Al-Mishri: Dbaiba Talks to Ambassadors About Staying for Two and a Half Years – Al Marsad

The Head of the advisory High Council of State and member of the Muslim Brotherhood’s Justice and Development Party (JCP), Khaled al-Mishri, said that the Council has supported political dialogue from the very beginning.

(Libya, 2 March 2021) – During the opening of the 58th session of the Tripoli-based advisory High Council of State on Monday, Khaled al-Mishri said in his speech: “Unfortunately others were seeing otherwise, and finally now they reached this conviction that dialogue should be between elected legitimate bodies, and not between people who were chosen by the United Nations Support Mission in Libya (UNSMIL) or others, because they have no legal capacity and do not bear responsibility.”


“However, when we were invited to the Libyan Political Dialogue Forum (LPDF) by UNSMIL, we held a session and we had appointed 13 members to go to the dialogue, and we responded to it because of the disruption of the work of the House of Representatives (HoR) and its divisions,” said al-Mishri.

He continued: “In the past, I put forward an initiative, and the first point of the initiative to resolve the crisis was to unite the HoR. If we want to have dialogue between elected legitimate bodies, our partner must be present, which is the HoR. The advisory High Council of State cannot hold dialogue on its own, it participated with 17 members, 13 of whom were nominated by the Council, and the other 4 were selected by UNSMIL.”


He also pointed out that there was recent mention that the Security Council had commissioned experts to review the outcome of the LPDF, because of suspicions of corruption. Al-Mishri said that this issue affected the Council and its members, and stressed his confidence in their integrity.
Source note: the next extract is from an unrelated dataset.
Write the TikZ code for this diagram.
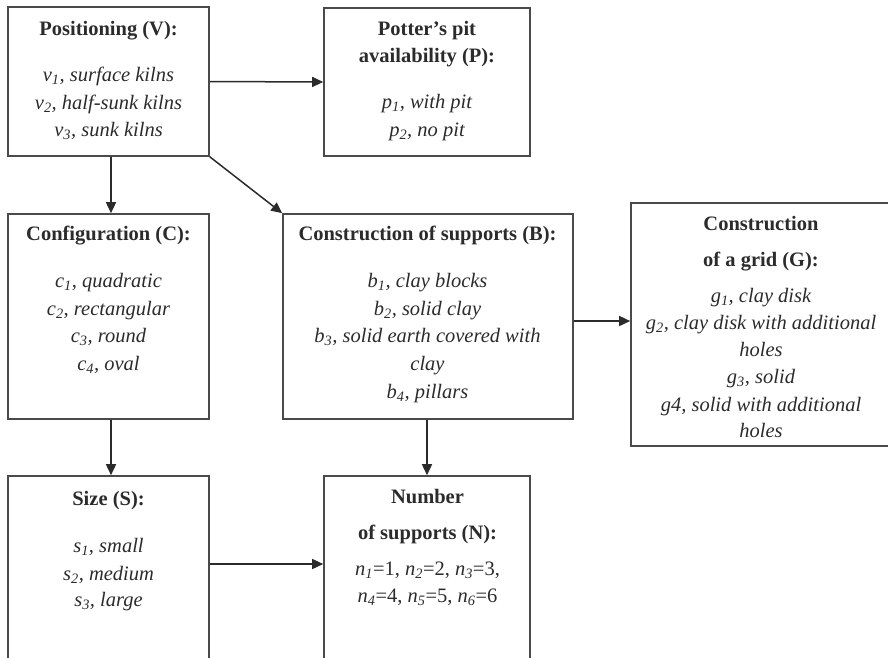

Moreover, he called on the United Nations to reveal to the Libyan people who paid money and who took it, and if there are indeed suspicions of corruption.

“We saw statements by the proposed Prime Minister saying: We consulted the advisory High Council of State in the formation of the government; but we did not participate with the Prime Minister in forming his government, he did not specifically contact the Council, and we did not ask him to do so,” said al-Mishri.

He explained that “the participation of the Prime Minister [Dbaiba] with the Council was only about the vision of the government, not consultation on the formation of the government.”

He also emphasized that the Council was against the policy of appeasement as well as quotas, and it preferred that it be a small government with experts and with due consideration of geographic distribution.


Moreover, al-Mishri expressed that the Council would support the new government whatever its form happens to be, but that it must proceed according to the agreed roadmap. He warned that Dbaiba had told them and ambassadors that he “needs two and a half years to complete the government’s roadmap.” But al-Mishri argued that this would postpone the scheduled election date next December. He said: “We demand either the roadmap be amended or meet the date of the elections and not exceed it.”

He called on the HoR and its members to prevail in the interest of the homeland because Libya is now going through critical phase, and what is happening now within the HoR was a disruption of political life.

“We were surprised by something that is heart-breaking after suffering and wars, with frequent news about the desire of some HoR members to have ministerial portfolios and sovereign positions in the new government,” he stressed, adding, “the Prime Minister must submit his government as soon as possible with names, and the HoR must meet and give confidence to this government.”


As for the Constitutional dialogue track sponsored by Egypt, he commented: “We thank them for the good reception and availability of possibilities, and their lack of interference in the work of the committee.”

He also said: “According to the members of the committee, the representatives of the Council participating in the constitutional dialogue presented four options: the referendum on the constitution, amendment of the constitutional declaration, adoption of title three of the draft constitution on the system of government as a constitutional rule on which elections can be held, and the compatibility between the HoR and the Council of State on a constitutional basis, and we accepted in principle this proposal.”

WIth regards to sovereign positions, al-Mishri stressed that the State Council had voted and all its members refused the allocation of sovereign positions based on quotas.